From a forecasting perspective it is a poor show when a Government gets the surplus so badly wrong just three months after the budget, but they are serial offenders on this front, so none of us are surprised.

But what to do with the surplus? You can spend it or repay it. Both need to have permanent not transitory effects. The only responsible way to spend it is on productivity, and essential infrastructure is a good call. If you are going to repay it, equity and/or efficiency should dictate the method.

The Coalition refuses to raise the income-tax-free threshold of $6,000, unchanged since 2000. If it had been indexed since 2000, it would now be well over $7000. Had the 1980 personal threshold of $4,041 kept pace with earnings, the tax-free threshold would now be well over $15,000.

The tax-free threshold should be increased on a phased basis to at least $20,000. Why phased? Because this is costly to do. It will need to be partly funded by base-broadening, which has the added advantage of getting rid of numerous distorting tax exemptions, concessions and deductions.

For starters, you should not have income tax below the subsistence rate.

Australia’s minimum income required for basic subsistence is around $13,000. There is no justification for income taxing someone earning less than this value. By continuing to tax individuals at an absolute rather than indexed value, this social inequality is magnified each year.

From the perspective of a liveable wage, a viable tax-free threshold is $20,000, preferably indexed to retain its real value. The average income tax on all income for someone earning $20,000 a year is presently over $2,000. There are over two million Australians paid less than $20,000 a year.

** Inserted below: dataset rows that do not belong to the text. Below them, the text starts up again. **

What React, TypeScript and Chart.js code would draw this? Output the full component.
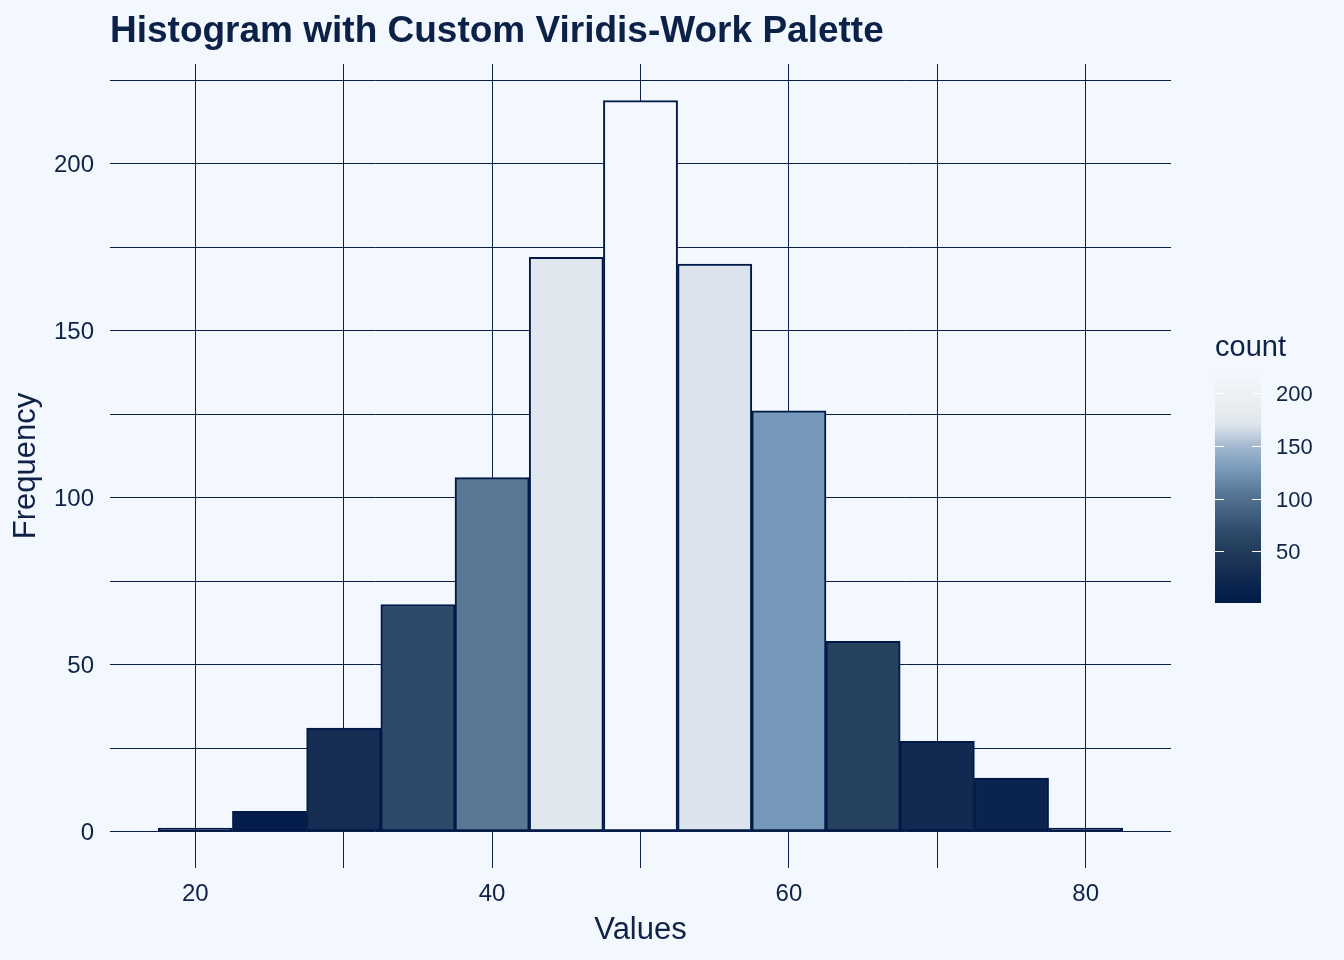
import React, { useEffect, useRef } from "react";
import { Chart, registerables } from "chart.js";

Chart.register(...registerables);

// ---- data ----
const binCenters = [20, 25, 30, 35, 40, 45, 50, 55, 60, 65, 70, 75, 80];
const counts = [1, 6, 31, 68, 106, 172, 219, 170, 126, 57, 27, 16, 1];
const xGridValues = [20, 30, 40, 50, 60, 70, 80];
const xLabelValues = [20, 40, 60, 80];
const yGridValues = [0, 25, 50, 75, 100, 125, 150, 175, 200, 225];
const yLabelValues = [0, 50, 100, 150, 200];
const legendTickValues = [50, 100, 150, 200];

// colour scale stops (count -> colour)
const scaleStops = [1, 31, 57, 68, 106, 126, 150, 165, 172, 185, 219];
const scaleColours = [
  "#001a48", "#152d52", "#26425f", "#2d4a6b", "#587896", "#7597b9",
  "#a5b9d0", "#d0dae6", "#e1e7ef", "#e8ecef", "#f4f7fd",
];

const BG = "#f3f7fe";
const NAVY = "#0b1f48";
const TEXT = "#0f2247";
const FONT = "'Liberation Sans', Arial, sans-serif";

function hexToRgb(h: string) {
  const n = parseInt(h.slice(1), 16);
  return [(n >> 16) & 255, (n >> 8) & 255, n & 255];
}
function colourFor(v: number) {
  if (v <= scaleStops[0]) return scaleColours[0];
  for (let i = 1; i < scaleStops.length; i++) {
    if (v <= scaleStops[i]) {
      const t = (v - scaleStops[i - 1]) / (scaleStops[i] - scaleStops[i - 1]);
      const a = hexToRgb(scaleColours[i - 1]);
      const b = hexToRgb(scaleColours[i]);
      const c = a.map((x, k) => Math.round(x + (b[k] - x) * t));
      return `rgb(${c[0]},${c[1]},${c[2]})`;
    }
  }
  return scaleColours[scaleColours.length - 1];
}

const colourbarPlugin = {
  id: "colourbar",
  afterDraw(chart: any) {
    const ctx = chart.ctx as CanvasRenderingContext2D;
    const vmin = Math.min(...counts);
    const vmax = Math.max(...counts);
    const x0 = 1215, x1 = 1261, yTop = 373, yBot = 603;
    const yOf = (v: number) => yBot - ((v - vmin) / (vmax - vmin)) * (yBot - yTop);
    ctx.save();
    // title
    ctx.fillStyle = TEXT;
    ctx.font = `29px ${FONT}`;
    ctx.textAlign = "left";
    ctx.textBaseline = "alphabetic";
    ctx.fillText("count", 1215, 356);
    // gradient
    const grad = ctx.createLinearGradient(0, yBot, 0, yTop);
    for (let i = 0; i < scaleStops.length; i++) {
      const t = (scaleStops[i] - vmin) / (vmax - vmin);
      grad.addColorStop(Math.min(1, Math.max(0, t)), scaleColours[i]);
    }
    ctx.fillStyle = grad;
    ctx.fillRect(x0, yTop, x1 - x0, yBot - yTop);
    // ticks and labels
    ctx.strokeStyle = "#ffffff";
    ctx.lineWidth = 1;
    ctx.font = `22px ${FONT}`;
    ctx.fillStyle = TEXT;
    ctx.textBaseline = "middle";
    for (const v of legendTickValues) {
      const y = Math.round(yOf(v)) + 0.5;
      ctx.beginPath();
      ctx.moveTo(x0, y);
      ctx.lineTo(x0 + 9, y);
      ctx.moveTo(x1 - 9, y);
      ctx.lineTo(x1, y);
      ctx.stroke();
      ctx.fillText(String(v), 1276, y + 1);
    }
    ctx.restore();
  },
};

const bgPlugin = {
  id: "bg",
  beforeDraw(chart: any) {
    const ctx = chart.ctx as CanvasRenderingContext2D;
    ctx.save();
    ctx.fillStyle = BG;
    ctx.fillRect(0, 0, chart.width, chart.height);
    ctx.restore();
  },
};

export default function App() {
  const ref = useRef<HTMLCanvasElement | null>(null);
  useEffect(() => {
    document.body.style.margin = "0";
    document.body.style.background = BG;
    const canvas = ref.current!;
    const chart = new Chart(canvas, {
      type: "bar",
      data: {
        datasets: [
          {
            data: binCenters.map((x, i) => ({ x, y: counts[i] })),
            backgroundColor: counts.map((c) => colourFor(c)),
            borderColor: "#001a48",
            borderWidth: 2,
            borderSkipped: false,
            barPercentage: 1,
            categoryPercentage: 1,
          },
        ],
      },
      options: {
        animation: false,
        responsive: false,
        devicePixelRatio: 1,
        layout: { padding: { left: 0, right: 173, top: 0, bottom: 0 } },
        plugins: {
          legend: { display: false },
          tooltip: { enabled: false },
          title: {
            display: true,
            text: "Histogram with Custom Viridis-Work Palette",
            align: "start",
            fullSize: false,
            color: "#0c2148",
            font: { family: FONT, size: 37, weight: "bold", lineHeight: 1.2 },
            padding: { top: 10, bottom: 9.6 },
          },
        },
        scales: {
          x: {
            type: "linear",
            min: 14.25,
            max: 85.75,
            bounds: "data",
            offset: false,
            afterFit: (s: any) => {
              s.height = 92;
            },
            afterBuildTicks: (s: any) => {
              s.ticks = xGridValues.map((v) => ({ value: v }));
            },
            grid: { color: NAVY, lineWidth: 1, drawTicks: false, offset: false },
            border: { display: false },
            ticks: {
              autoSkip: false,
              maxRotation: 0,
              padding: 12,
              color: TEXT,
              font: { family: FONT, size: 24 },
              callback: (v: any) => (xLabelValues.includes(Number(v)) ? String(v) : ""),
            },
            title: {
              display: true,
              text: "Values",
              color: TEXT,
              font: { family: FONT, size: 31, lineHeight: 1.2 },
              padding: { top: 0, bottom: 11.4 },
            },
          },
          y: {
            type: "linear",
            min: -10.95,
            max: 229.95,
            bounds: "data",
            afterFit: (s: any) => {
              s.width = 110;
            },
            afterBuildTicks: (s: any) => {
              s.ticks = yGridValues.map((v) => ({ value: v }));
            },
            grid: { color: NAVY, lineWidth: 1, drawTicks: false },
            border: { display: false },
            ticks: {
              autoSkip: false,
              padding: 16,
              labelOffset: 1.5,
              color: TEXT,
              font: { family: FONT, size: 24 },
              callback: (v: any) => (yLabelValues.includes(Number(v)) ? String(v) : ""),
            },
            title: {
              display: true,
              text: "Frequency",
              color: TEXT,
              font: { family: FONT, size: 31, lineHeight: 1.2 },
              padding: { top: 8, bottom: 0 },
            },
          },
        },
      },
      plugins: [bgPlugin, colourbarPlugin],
    } as any);
    return () => chart.destroy();
  }, []);
  return (
    <div style={{ position: "absolute", left: 0, top: 0, width: 1344, height: 960, background: BG }}>
      <canvas ref={ref} width={1344} height={960} style={{ display: "block" }} />
    </div>
  );
}
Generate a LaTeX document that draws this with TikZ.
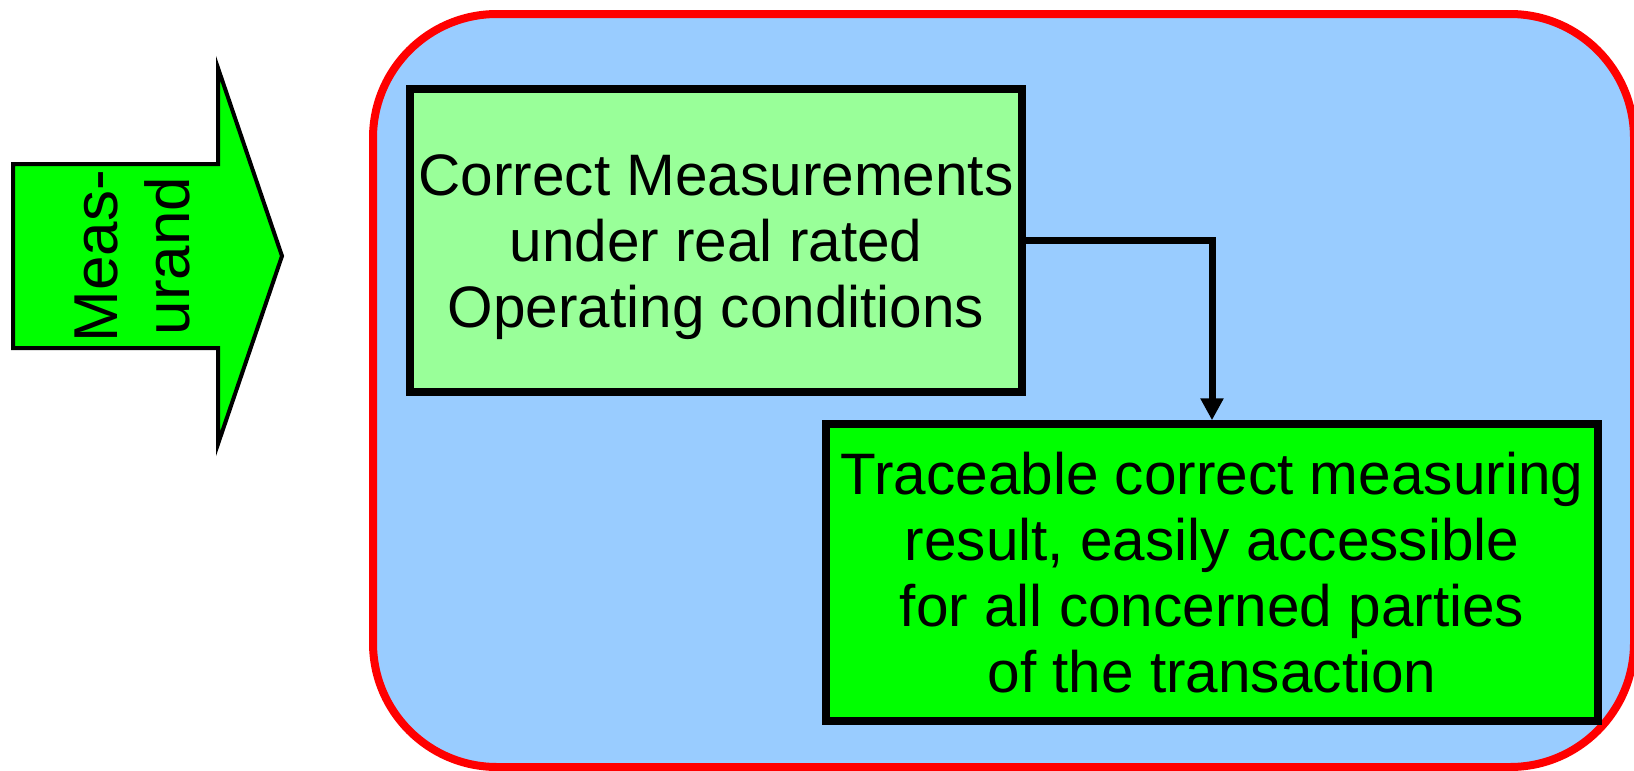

They could all be taken out of the tax system. Many of these are casual and part-time workers, particularly women, who need not pay income tax at all if the tax-free threshold were at a higher rate. Taking millions of Australians out of the income tax system provides some revenue savings opportunities. Tax deductions cannot be claimed if your total income is below the threshold. Over 60% of taxpayers earning less than $20,000 claim well over a billion dollars in work-related expenses.

This is another example of churning within the Australian taxation system, an effect beloved by the Coalition.

It makes no sense to tax low income earners into poverty, and then to pull them out of it by giving them welfare benefits and/or tax credits.

It makes a lot more sense to allow people to keep more of what they earn so that they are not enmeshed in the welfare transfer system.

Raising the income-tax-free threshold to $20,000 over time would enable tax cuts to flow right up through every income level so all Australians would still get a regular tax cut.

In his budget speech, the Treasurer stated that the tax offset: …

means that low income earners eligible for the offset will not pay tax until their annual income exceeds $11,000.

He thereby attempted to say that this was a virtual increase in the tax-free threshold. This is misleading and technically incorrect. It ignores the effect of churning since individuals will still pay tax for annual incomes in excess of $6,000 through the PAYE system, which they can only get back a year to 18 months later when they put in their tax returns. Moreover the offset functions so that it can only reduce tax paid to zero as opposed to a rebate which holds greater value.

Perhaps a more accurate description of the offset might be that low-income taxpayers will continue to pay tax on incomes over $6,000 per annum but for incomes up to $30,000 the first $750 of tax paid can then be offset.

By the way, in June I moved an amendment which opposed moving the top tax threshold from $150,000 to $180,000 and proposed using the saving so generated to help afford indexation of the tax-free threshold. It was defeated.